Do this
Please list all lines of the material below in which the string "that" occurs.

Dataset entries

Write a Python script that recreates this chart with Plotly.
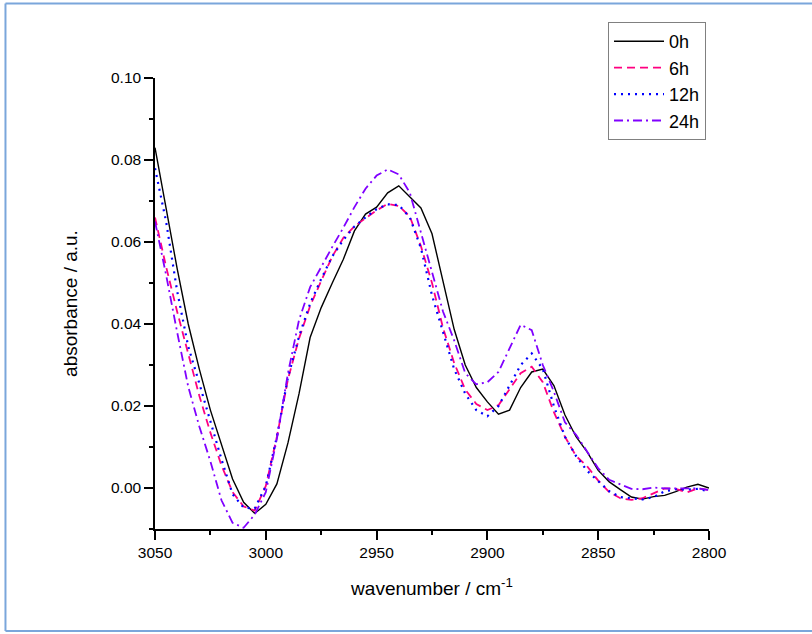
import plotly.graph_objects as go

wavenumber = [3050, 3045, 3040, 3035, 3030, 3025, 3020, 3015, 3010, 3005, 3000,
              2995, 2990, 2985, 2980, 2975, 2970, 2965, 2960, 2955, 2950,
              2945, 2940, 2935, 2930, 2925, 2920, 2915, 2910, 2905, 2900,
              2895, 2890, 2885, 2880, 2875, 2870, 2865, 2860, 2855, 2850,
              2845, 2840, 2835, 2830, 2825, 2820, 2815, 2810, 2805, 2800]

abs_0h = [0.083, 0.0685, 0.0535, 0.040, 0.029, 0.019, 0.0105, 0.0022, -0.0035, -0.0062, -0.004,
          0.001, 0.011, 0.023, 0.0367, 0.044, 0.050, 0.0558, 0.0627, 0.0668, 0.0685,
          0.072, 0.0737, 0.0711, 0.0683, 0.062, 0.050, 0.0387, 0.030, 0.0245, 0.021,
          0.018, 0.019, 0.0245, 0.0283, 0.029, 0.025, 0.0178, 0.0125, 0.0088, 0.0043,
          0.0015, -0.0004, -0.0022, -0.0027, -0.0021, -0.0018, -0.0009, 0.0002, 0.0009, 0.0]

abs_6h = [0.066, 0.054, 0.043, 0.033, 0.0225, 0.0135, 0.0055, -0.001, -0.0045, -0.0055, 0.0005,
          0.0125, 0.0265, 0.0365, 0.0444, 0.0505, 0.0565, 0.061, 0.0638, 0.0658, 0.0677,
          0.0693, 0.0688, 0.0662, 0.059, 0.050, 0.039, 0.0305, 0.024, 0.0205, 0.019,
          0.0202, 0.024, 0.028, 0.0296, 0.0258, 0.0185, 0.0125, 0.0078, 0.0053, 0.0018,
          -0.001, -0.0025, -0.0029, -0.0025, -0.0012, -0.0001, -0.0002, -0.0011, -0.0001, -0.0005]

abs_12h = [0.078, 0.065, 0.048, 0.0345, 0.0255, 0.016, 0.007, -0.0015, -0.0048, -0.005, 0.0005,
           0.0125, 0.027, 0.037, 0.045, 0.051, 0.0565, 0.0605, 0.0638, 0.066, 0.068,
           0.0692, 0.069, 0.066, 0.0585, 0.047, 0.038, 0.029, 0.023, 0.019, 0.0175,
           0.020, 0.025, 0.030, 0.0328, 0.029, 0.020, 0.0125, 0.0078, 0.0042, 0.0017,
           -0.0008, -0.0022, -0.0025, -0.0028, -0.0022, -0.0008, -0.0003, -0.0004, -0.0002, -0.0008]

abs_24h = [0.065, 0.052, 0.038, 0.0247, 0.015, 0.0065, -0.003, -0.0085, -0.0097, -0.0065, -0.001,
           0.012, 0.028, 0.041, 0.049, 0.054, 0.0588, 0.0635, 0.0685, 0.073, 0.0762,
           0.0777, 0.0765, 0.072, 0.0622, 0.053, 0.043, 0.036, 0.028, 0.0253, 0.0258,
           0.0283, 0.034, 0.0398, 0.0385, 0.030, 0.0235, 0.016, 0.013, 0.009, 0.0048,
           0.002, 0.0008, -0.0002, -0.0003, 0.0001, -0.0001, -0.0001, 0.0, -0.0001, -0.0005]

series_names = ["0h", "6h", "12h", "24h"]
series_values = [abs_0h, abs_6h, abs_12h, abs_24h]
series_colors = ["#000000", "#FF0080", "#0000FF", "#8000FF"]
series_dash = ["solid", "8px,5px", "2px,5px", "9px,4px,2px,4px"]
series_width = [1.4, 1.8, 2.2, 1.8]

FONT = "Arial, Liberation Sans, sans-serif"

fig = go.Figure()
for name, vals, col, dash, w in zip(series_names, series_values, series_colors, series_dash, series_width):
    fig.add_trace(go.Scatter(x=wavenumber, y=vals, mode="lines", name=name,
                             line=dict(color=col, dash=dash, width=w)))

axis_common = dict(showgrid=False, zeroline=False, showline=True, linecolor="black", linewidth=1.5,
                   ticks="outside", ticklen=9, tickwidth=1.5, tickcolor="black",
                   tickfont=dict(family=FONT, size=15.5, color="black"))

fig.update_xaxes(range=[3050, 2800], tick0=2800, dtick=50,
                 minor=dict(dtick=25, ticks="outside", ticklen=4, tickwidth=1.5, tickcolor="black"),
                 title=dict(text="wavenumber / cm<sup>-1</sup>", font=dict(family=FONT, size=19, color="black"), standoff=21),
                 **axis_common)
fig.update_yaxes(range=[-0.01, 0.10], tick0=0, dtick=0.02, tickformat=".2f",
                 minor=dict(dtick=0.01, ticks="outside", ticklen=4, tickwidth=1.5, tickcolor="black"),
                 title=dict(text="absorbance / a.u.", font=dict(family=FONT, size=19, color="black"), standoff=28),
                 **axis_common)

frame_line = dict(color="#7aa6db", width=2)
fig.update_layout(
    width=812, height=634,
    margin=dict(l=155, r=103, t=78, b=105),
    plot_bgcolor="white", paper_bgcolor="white",
    font=dict(family=FONT, color="black"),
    legend=dict(x=0.8177, y=1.124, xanchor="left", yanchor="top",
                bordercolor="#808080", borderwidth=1, bgcolor="white",
                font=dict(family=FONT, size=18, color="black"),
                tracegroupgap=0, itemwidth=50),
    shapes=[
        dict(type="line", xref="paper", yref="paper", x0=-0.2699, x1=1.3, y0=1.1652, y1=1.1652, line=frame_line, layer="below"),
        dict(type="line", xref="paper", yref="paper", x0=-0.2699, x1=-0.2699, y0=-0.2262, y1=1.1652, line=frame_line, layer="below"),
        dict(type="line", xref="paper", yref="paper", x0=-0.2699, x1=1.3, y0=-0.2262, y1=-0.2262, line=frame_line, layer="below"),
    ],
)

fig.write_html("out.html", config={"displayModeBar": False},
               post_script="document.body.style.margin='0';document.body.style.overflow='hidden';")
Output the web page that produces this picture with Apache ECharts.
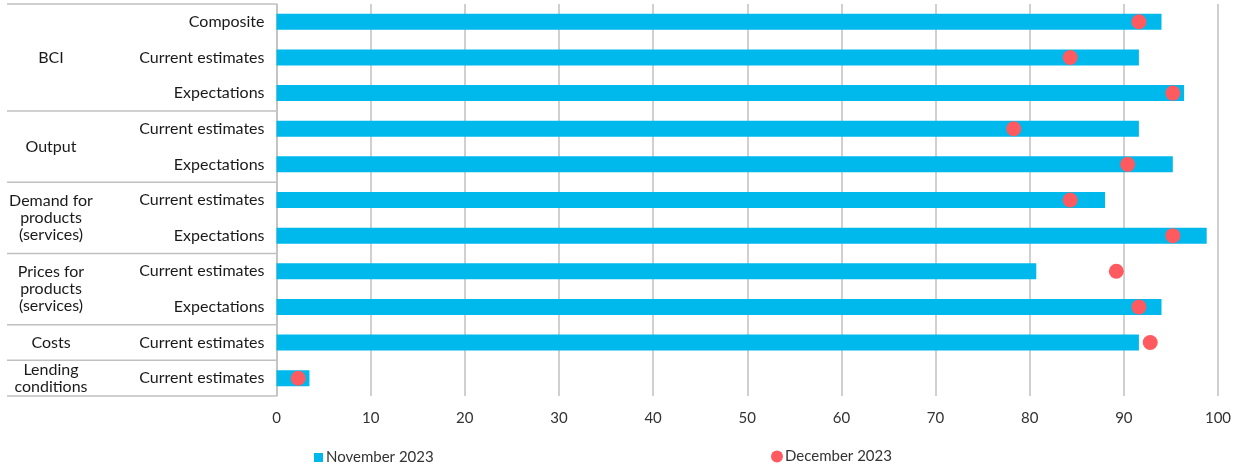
<!DOCTYPE html>
<html>
<head>
<meta charset="utf-8">
<script src="https://cdn.jsdelivr.net/npm/echarts@6/dist/echarts.min.js"></script>
<style>
html,body{margin:0;padding:0;background:#fff;}
#main{width:1235px;height:470px;}
</style>
</head>
<body>
<div id="main"></div>
<script>
// ---- data ----
var categories = ['Composite','Current estimates','Expectations','Current estimates','Expectations','Current estimates','Expectations','Current estimates','Expectations','Current estimates','Current estimates'];
var groupNames = ['BCI','Output','Demand for\nproducts\n(services)','Prices for\nproducts\n(services)','Costs','Lending\nconditions'];
var groupSizes = [3,2,2,2,1,1];
var november2023 = [94.0,91.6,96.4,91.6,95.2,88.0,98.8,80.7,94.0,91.6,3.5];
var december2023 = [91.6,84.3,95.2,78.3,90.4,84.3,95.2,89.2,91.6,92.8,2.3];
var seriesNames = ['November 2023','December 2023'];

var BLUE = '#00B9EC', RED = '#FF5A5F', GRID = '#C0C0C0', TXT = '#1a1a1a';
var chart = echarts.init(document.getElementById('main'), null, {renderer:'canvas'});

var option = {
  animation:false,
  backgroundColor:'#fff',
  grid:{left:276.5, right:17, top:4, bottom:74, containLabel:false},
  legend:[
    {data:[seriesNames[0]], left:309, top:445, itemWidth:9, itemHeight:9, itemGap:0,
     icon:'rect', textStyle:{fontFamily:'Lato', fontSize:15, color:'#333', padding:[0,0,0,-2]}},
    {data:[seriesNames[1]], left:766, top:444, itemWidth:12, itemHeight:12,
     icon:'circle', textStyle:{fontFamily:'Lato', fontSize:15, color:'#333', padding:[0,0,0,-3]}}
  ],
  xAxis:{
    type:'value', min:0, max:100, interval:10,
    axisLine:{show:false}, axisTick:{show:false},
    splitLine:{show:true, lineStyle:{color:GRID, width:1.5}},
    axisLabel:{fontFamily:'Lato', fontSize:15, color:'#333', margin:15}
  },
  yAxis:{
    type:'category', data:categories, inverse:true,
    axisLine:{show:true, lineStyle:{color:GRID, width:1.5}},
    axisTick:{show:false},
    axisLabel:{fontFamily:'Lato', fontSize:16, color:TXT, margin:12, padding:[2,0,0,0]}
  },
  series:[
    {name:seriesNames[0], type:'bar', data:november2023, barWidth:16,
     itemStyle:{color:BLUE}, z:2},
    {name:seriesNames[1], type:'scatter', data:december2023, symbolSize:15,
     itemStyle:{color:RED, opacity:1}, z:3}
  ]
};
chart.setOption(option);

function buildGraphics(){
  var c0 = chart.convertToPixel({yAxisIndex:0}, 0);
  var c1 = chart.convertToPixel({yAxisIndex:0}, 1);
  var band = Math.abs(c1 - c0);
  var axisX = chart.convertToPixel({xAxisIndex:0}, 0);
  var leftX = 7;
  var labelX = 51;
  var els = [];
  var idx = 0;
  var topY = c0 - band/2;
  els.push({type:'line', shape:{x1:leftX, y1:topY, x2:axisX, y2:topY}, style:{stroke:GRID, lineWidth:1.5}, silent:true});
  for (var g=0; g<groupSizes.length; g++){
    var start = idx, end = idx + groupSizes[g] - 1;
    var yStart = chart.convertToPixel({yAxisIndex:0}, start) - band/2;
    var yEnd = chart.convertToPixel({yAxisIndex:0}, end) + band/2;
    els.push({type:'line', shape:{x1:leftX, y1:yEnd, x2:axisX, y2:yEnd}, style:{stroke:GRID, lineWidth:1.5}, silent:true});
    els.push({type:'text', x:labelX, y:(yStart+yEnd)/2,
      style:{text:groupNames[g], fontFamily:'Lato', fontSize:16, fill:TXT, align:'center', verticalAlign:'middle', lineHeight:17},
      silent:true});
    idx = end + 1;
  }
  chart.setOption({graphic:{elements:els}});
}
buildGraphics();
</script>
</body>
</html>
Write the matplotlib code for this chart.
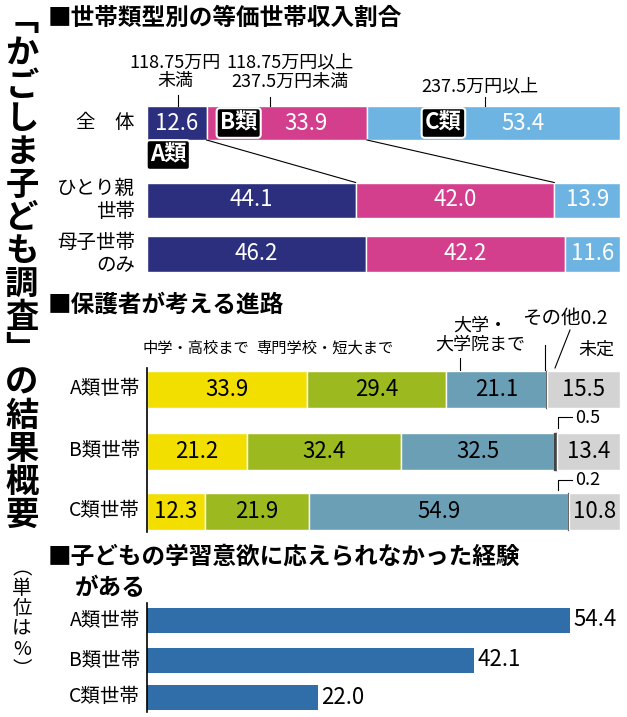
import matplotlib
matplotlib.use("Agg")
import matplotlib.pyplot as plt
import numpy as np

plt.rcParams["font.family"] = "Noto Sans CJK JP"

W, H = 627, 717

# panel 1: income share by household type
inc_rows = ["全　体", "ひとり親\n世帯", "母子世帯\nのみ"]
inc_a = [12.6, 44.1, 46.2]
inc_b = [33.9, 42.0, 42.2]
inc_c = [53.4, 13.9, 11.6]

# panel 2: expected path
path_rows = ["A類世帯", "B類世帯", "C類世帯"]
path_jhs = [33.9, 21.2, 12.3]
path_voc = [29.4, 32.4, 21.9]
path_uni = [21.1, 32.5, 54.9]
path_other = [0.2, 0.5, 0.2]
path_undec = [15.5, 13.4, 10.8]

# panel 3: unmet learning motivation
exp_rows = ["A類世帯", "B類世帯", "C類世帯"]
exp_vals = [54.4, 42.1, 22.0]

fig = plt.figure(figsize=(W / 100, H / 100), dpi=100)
base = fig.add_axes([0, 0, 1, 1])
base.set_xlim(0, W)
base.set_ylim(H, 0)
base.axis("off")
base.set_zorder(10)


def panel(x0, x1, y0, y1, xmax):
    ax = fig.add_axes([x0 / W, 1 - y1 / H, (x1 - x0) / W, (y1 - y0) / H])
    ax.set_xlim(0, xmax)
    ax.set_ylim(y1, y0)
    ax.axis("off")
    return ax


# vertical title
title = "﹁かごしま子ども調査﹂の結果概要"
base.text(22, 4, "\n".join(title), fontsize=24, fontweight="bold", va="top",
          ha="center", linespacing=1.0)
base.text(22, 558, "\n".join("︵単位は%︶"), fontsize=14, va="top", ha="center",
          linespacing=0.95)

base.text(48, 18, "■世帯類型別の等価世帯収入割合", fontsize=17, fontweight="bold", va="center")
base.text(48, 305, "■保護者が考える進路", fontsize=17, fontweight="bold", va="center")
base.text(48, 557, "■子どもの学習意欲に応えられなかった経験", fontsize=17, fontweight="bold", va="center")
base.text(75, 588, "がある", fontsize=17, fontweight="bold", va="center")

# ---- panel 1
ax1 = panel(147, 620, 95, 280, 100)
ys1 = [123, 200, 254]
hs1 = [34, 35, 36]
cols1 = ["#2b2f7e", "#d43f8d", "#6db4e3"]
for i, y in enumerate(ys1):
    left = 0
    for k, (v, c) in enumerate(zip([inc_a[i], inc_b[i], inc_c[i]], cols1)):
        ax1.barh(y, v, left=left, height=hs1[i], color=c, edgecolor="white", linewidth=1)
        xt = left + v / 2
        if i == 0 and k > 0:
            xt = left + v * 0.62
        ax1.text(xt, y, f"{v:.1f}", color="white", fontsize=16, ha="center", va="center")
        left += v
    base.text(135, y, inc_rows[i], fontsize=14, ha="right", va="center", linespacing=1.1)
# connecting lines
for top, bot in [(inc_a[0], inc_a[1]), (inc_a[0] + inc_b[0], inc_a[1] + inc_b[1])]:
    ax1.plot([top, bot], [ys1[0] + hs1[0] / 2, ys1[1] - hs1[1] / 2], color="black", lw=0.8)
box = dict(boxstyle="round,pad=0.15", fc="black", ec="white", lw=1.5)
base.text(150, 155, "A類", color="white", fontsize=16, fontweight="bold", va="center", bbox=box)
base.text(220, 123, "B類", color="white", fontsize=16, fontweight="bold", va="center", bbox=box)
base.text(425, 123, "C類", color="white", fontsize=16, fontweight="bold", va="center", bbox=box)
base.text(175, 72, "118.75万円\n未満", fontsize=13, ha="center", va="center", linespacing=1.05)
base.text(290, 72, "118.75万円以上\n237.5万円未満", fontsize=13, ha="center", va="center", linespacing=1.05)
base.text(480, 86, "237.5万円以上", fontsize=13, ha="center", va="center")
base.plot([178, 178], [95, 106], color="black", lw=0.8)
base.plot([270, 270], [97, 106], color="black", lw=0.8)
base.plot([485, 485], [97, 106], color="black", lw=0.8)

# ---- panel 2
ax2 = panel(147, 620, 360, 540, 100)
ys2 = [389, 451, 511]
cols2 = ["#f2df00", "#9cba1f", "#6b9fb6", "#444444", "#d3d3d3"]
series2 = [path_jhs, path_voc, path_uni, path_other, path_undec]
for i, y in enumerate(ys2):
    left = 0
    for k, (s, c) in enumerate(zip(series2, cols2)):
        v = s[i]
        ax2.barh(y, v, left=left, height=37, color=c, edgecolor="white" if k != 3 else c, linewidth=1)
        if k != 3:
            ax2.text(left + v / 2, y, f"{v:.1f}", color="black", fontsize=16, ha="center", va="center")
        left += v
    base.text(140, y, path_rows[i], fontsize=14, ha="right", va="center")
base.plot([147, 147], [368, 532], color="black", lw=1.2)
base.text(143, 348, "中学・高校まで", fontsize=11, va="center")
base.text(256, 348, "専門学校・短大まで", fontsize=11, va="center")
base.text(480, 335, "大学・\n大学院まで", fontsize=13, ha="center", va="center", linespacing=1.1)
base.text(522, 318, "その他0.2", fontsize=14, va="center")
base.text(578, 350, "未定", fontsize=13, va="center")
base.plot([545, 545], [345, 370], color="black", lw=0.8)
base.plot([460, 460], [358, 370], color="black", lw=0.8)
base.text(575, 418, "0.5", fontsize=13, va="center")
base.text(575, 480, "0.2", fontsize=13, va="center")
base.plot([558, 558, 572], [428, 417, 417], color="black", lw=0.8)
base.plot([558, 558, 572], [490, 480, 480], color="black", lw=0.8)
base.plot([555, 570], [368, 330], color="black", lw=0.8)

# ---- panel 3
ax3 = panel(147, 627, 600, 715, 480 / (423 / 54.4))
ys3 = [620, 660, 697]
for y, v, lab in zip(ys3, exp_vals, exp_rows):
    ax3.barh(y, v, height=25, color="#2f6ea8")
    ax3.text(v + 0.4, y, f"{v:.1f}", fontsize=16, va="center")
    base.text(140, y, lab, fontsize=14, ha="right", va="center")
base.plot([147, 147], [603, 712], color="black", lw=1.2)

fig.savefig("out.png", dpi=100)
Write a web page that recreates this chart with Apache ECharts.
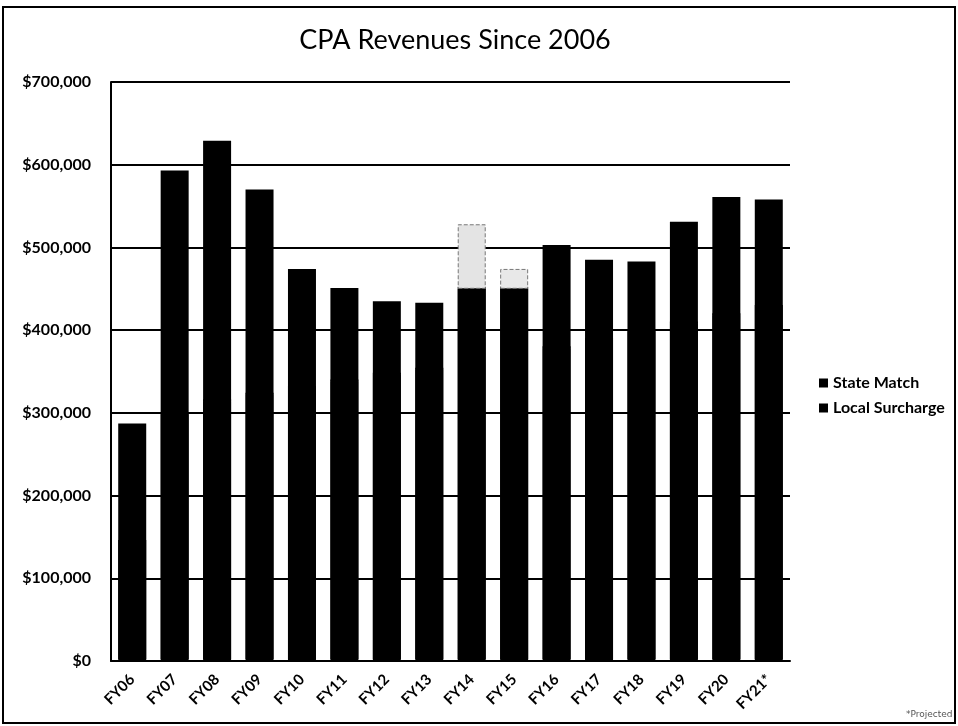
<!DOCTYPE html>
<html>
<head>
<meta charset="utf-8">
<script src="https://cdn.jsdelivr.net/npm/echarts@6/dist/echarts.min.js"></script>
<style>
  html, body { margin: 0; padding: 0; background: #fff; }
  #frame { position: absolute; left: 2px; top: 6px; width: 950px; height: 714px; border: 2px solid #000; }
  #chart { position: absolute; left: 0; top: 0; width: 958px; height: 726px; }
  #note { position: absolute; left: 906px; top: 709px; font: 9px "DejaVu Sans"; color: #555; }
</style>
</head>
<body>
<div id="frame"></div>
<div id="chart"></div>
<div id="note">*Projected</div>
<script>
var years = ["FY06", "FY07", "FY08", "FY09", "FY10", "FY11", "FY12", "FY13",
             "FY14", "FY15", "FY16", "FY17", "FY18", "FY19", "FY20", "FY21*"];
// bottom segment
var localSurcharge = [144000, 298000, 314000, 322000, 330000, 338000, 346000, 352000,
                      450000, 450000, 378000, 388000, 398000, 408000, 418000, 428000];
// top segment
var stateMatch = [143000, 295000, 315000, 248000, 144000, 113000, 89000, 81000,
                  78000, 24000, 125000, 97000, 85000, 123000, 143000, 130000];
var yTicks = [0, 100000, 200000, 300000, 400000, 500000, 600000, 700000];

// scanned copy shows these top segments washed out
var faded = { "FY14": "#e4e4e4", "FY15": "#e8e8e8" };

var chart = echarts.init(document.getElementById("chart"));

var stateData = stateMatch.map(function (v, i) {
  if (faded[years[i]]) {
    return { value: v, itemStyle: { color: faded[years[i]], borderColor: "#777", borderType: "dashed", borderWidth: 1 } };
  }
  return v;
});

chart.setOption({
  animation: false,
  title: {
    text: "CPA Revenues Since 2006",
    left: 450,
    textAlign: "center",
    top: 22,
    textStyle: { fontFamily: "Lato", fontSize: 27, fontWeight: "normal", color: "#000" }
  },
  legend: {
    orient: "vertical",
    left: 814,
    top: 370,
    itemWidth: 9,
    itemHeight: 9,
    itemGap: 9,
    icon: "rect",
    data: ["State Match", "Local Surcharge"],
    itemStyle: { shadowOffsetY: 0 },
    textStyle: { fontFamily: "Lato", fontSize: 16, fontWeight: "bold", color: "#000" }
  },
  grid: { left: 111, right: 168, top: 82, bottom: 65 },
  xAxis: {
    type: "category",
    data: years,
    axisLine: { lineStyle: { color: "#000", width: 2 } },
    axisTick: { show: false },
    axisLabel: {
      rotate: 45,
      interval: 0,
      margin: 16,
      fontFamily: "Lato",
      fontSize: 15,
      fontWeight: "bold",
      color: "#000"
    }
  },
  yAxis: {
    type: "value",
    min: yTicks[0],
    max: yTicks[yTicks.length - 1],
    interval: 100000,
    axisLine: { show: true, lineStyle: { color: "#000", width: 2 } },
    axisTick: { show: false },
    splitLine: { lineStyle: { color: "#000", width: 2 } },
    axisLabel: {
      margin: 20,
      fontFamily: "Lato",
      fontSize: 16,
      fontWeight: "bold",
      color: "#000",
      formatter: function (v) { return "$" + v.toLocaleString("en-US"); }
    }
  },
  series: [
    {
      name: "Local Surcharge",
      type: "bar",
      stack: "rev",
      barWidth: 28,
      // shadow pushed upward hides the hairline seam between stacked segments
      itemStyle: { color: "#000", shadowColor: "#000", shadowBlur: 0, shadowOffsetY: -2 },
      data: localSurcharge
    },
    {
      name: "State Match",
      type: "bar",
      stack: "rev",
      barWidth: 28,
      itemStyle: { color: "#000" },
      data: stateData
    }
  ]
});
</script>
</body>
</html>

Final result
Write a Python script that recreates this chart with Plotly.
Output the web page that produces this picture with Apache ECharts.
Write a web page that recreates this chart with Apache ECharts.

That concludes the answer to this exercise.